Site of Castle Nugent, Castlenugent, Co. Longford
On a natural hill with sweeping views across the Longford countryside, the townland of Castlenugent holds the memory of a vanished fortress.
Site of Castle Nugent, Castlenugent, Co. Longford
This strategic spot, which offers commanding vistas in every direction, once housed a tower house that appears on an early 17th-century map of Ardagh barony, where it’s marked in the townland then known as ‘Blewtoge’. The castle’s importance is underscored by historical records from 1620, when Thomas Nugent was granted the property, which included not just the castle itself but also 100 acres of arable land and pasture, plus an additional 30 acres of woodland and bog in what was then called Blightoge, adjacent to Lisrean.
The castle’s existence is well documented throughout the 17th century. When surveyors compiled the Down Survey in 1655–6, their terrier for Street parish noted that ‘in Blighloge there Stands a Castle’, confirming the structure was still prominent in the landscape during the Cromwellian period. The various spellings of the townland name; Blewtoge, Blightoge, Blighloge; reflect the fluid nature of place names in early modern Ireland, eventually settling into the current Castlenugent.
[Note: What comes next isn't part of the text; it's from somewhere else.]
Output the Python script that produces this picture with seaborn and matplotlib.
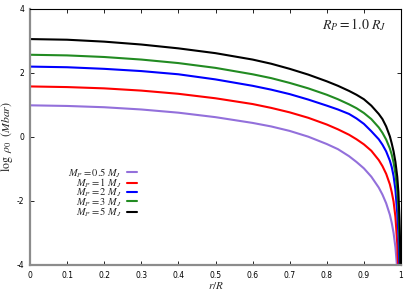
import numpy as np
import pandas as pd
import seaborn as sns
import matplotlib
matplotlib.use("Agg")
import matplotlib.pyplot as plt

# r/R sample points
r_grid = [0.0, 0.1, 0.2, 0.3, 0.4, 0.5, 0.6, 0.65, 0.7, 0.75, 0.8, 0.83,
          0.86, 0.88, 0.9, 0.92, 0.94, 0.95, 0.96, 0.97, 0.975, 0.98,
          0.985, 0.99, 0.993, 0.996, 0.998, 1.0]

# log rho_0 for each planet mass (values below -4 are off the plot)
rho_05 = [0.99, 0.97, 0.93, 0.86, 0.76, 0.62, 0.44, 0.33, 0.19, 0.01, -0.22,
          -0.38, -0.60, -0.78, -0.98, -1.24, -1.58, -1.80, -2.07, -2.43,
          -2.68, -3.00, -3.45, -4.15, -4.80, -5.40, -5.70, -6.0]
rho_1 = [1.58, 1.56, 1.52, 1.45, 1.35, 1.21, 1.03, 0.91, 0.77, 0.60, 0.39,
         0.24, 0.07, -0.07, -0.23, -0.43, -0.72, -0.91, -1.15, -1.48,
         -1.72, -2.02, -2.50, -3.35, -4.20, -4.90, -5.50, -6.0]
rho_2 = [2.20, 2.18, 2.13, 2.06, 1.96, 1.80, 1.60, 1.48, 1.34, 1.17, 0.98,
         0.86, 0.72, 0.58, 0.41, 0.18, -0.07, -0.24, -0.45, -0.74,
         -0.94, -1.22, -1.65, -2.40, -3.05, -4.10, -4.90, -6.0]
rho_3 = [2.57, 2.55, 2.50, 2.42, 2.31, 2.16, 1.96, 1.84, 1.69, 1.52, 1.32,
         1.18, 1.02, 0.90, 0.75, 0.56, 0.30, 0.13, -0.08, -0.36,
         -0.55, -0.80, -1.15, -1.70, -2.25, -3.20, -4.20, -6.0]
rho_5 = [3.06, 3.04, 2.98, 2.89, 2.77, 2.62, 2.42, 2.29, 2.13, 1.95, 1.74,
         1.60, 1.44, 1.32, 1.18, 0.98, 0.72, 0.56, 0.33, 0.02,
         -0.20, -0.45, -0.78, -1.25, -1.72, -2.60, -3.50, -6.0]

labels = [r"$M_P = 0.5\ M_J$", r"$M_P = 1\ M_J$", r"$M_P = 2\ M_J$",
          r"$M_P = 3\ M_J$", r"$M_P = 5\ M_J$"]
colors = ["#9370db", "#ff0000", "#0000ff", "#228b22", "#000000"]
series = [rho_05, rho_1, rho_2, rho_3, rho_5]

sns.set_style("ticks")
plt.rcParams["mathtext.fontset"] = "stix"
plt.rcParams["font.family"] = ["DejaVu Sans"]

fig = plt.figure(figsize=(4.15, 2.91), dpi=100)
ax = fig.add_axes([30 / 415, 26 / 291, 371 / 415, 256 / 291])

for vals, lab, col in zip(series, labels, colors):
    df = pd.DataFrame({"r": r_grid, "rho": vals})
    sns.lineplot(data=df, x="r", y="rho", color=col, lw=1.5, label=lab,
                 ax=ax, sort=False)

ax.set_xlim(0, 1)
ax.set_ylim(-4, 4)
ax.set_xticks(np.arange(0, 1.01, 0.1))
ax.set_xticklabels(["0", "0.1", "0.2", "0.3", "0.4", "0.5", "0.6", "0.7",
                    "0.8", "0.9", "1"])
ax.set_yticks([-4, -2, 0, 2, 4])
ax.set_yticklabels(["-4", "-2", "0", "2", "4"])
ax.tick_params(direction="in", length=3, width=0.6, labelsize=5.5,
               top=True, right=True, pad=4, colors="black")

for s in ["left", "bottom"]:
    ax.spines[s].set_color("#8c8c8c")
    ax.spines[s].set_linewidth(1.6)
for s in ["top", "right"]:
    ax.spines[s].set_color("black")
    ax.spines[s].set_linewidth(0.8)

ax.set_xlabel(r"$r/R$", fontsize=8, labelpad=0)
ax.set_ylabel(r"$\log\ \rho_0\ \ (Mbar)$", fontsize=8.5, labelpad=1)

ax.text(0.96, 0.94, r"$R_P = 1.0\ R_J$", transform=ax.transAxes,
        ha="right", va="center", fontsize=10)

leg = ax.legend(loc="center right", bbox_to_anchor=(137 / 415, 1 - 192.5 / 291),
                bbox_transform=fig.transFigure, frameon=False, fontsize=7.5,
                markerfirst=False, handlelength=1.0, handletextpad=0.5,
                labelspacing=-0.3, borderpad=0, borderaxespad=0)
for t in leg.get_texts():
    t.set_ha("right")

fig.savefig("out.png", dpi=100)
Today, visitors to the site will find little evidence of the once substantial building. Where the castle once stood, only subtle earthworks remain; low banks of earth and stone that follow no clear pattern, offering tantalising but fragmentary hints of the structure that once dominated this elevated position. These modest traces belie the site’s former significance as a Nugent stronghold, leaving much to the imagination about the tower house that once watched over this corner of County Longford.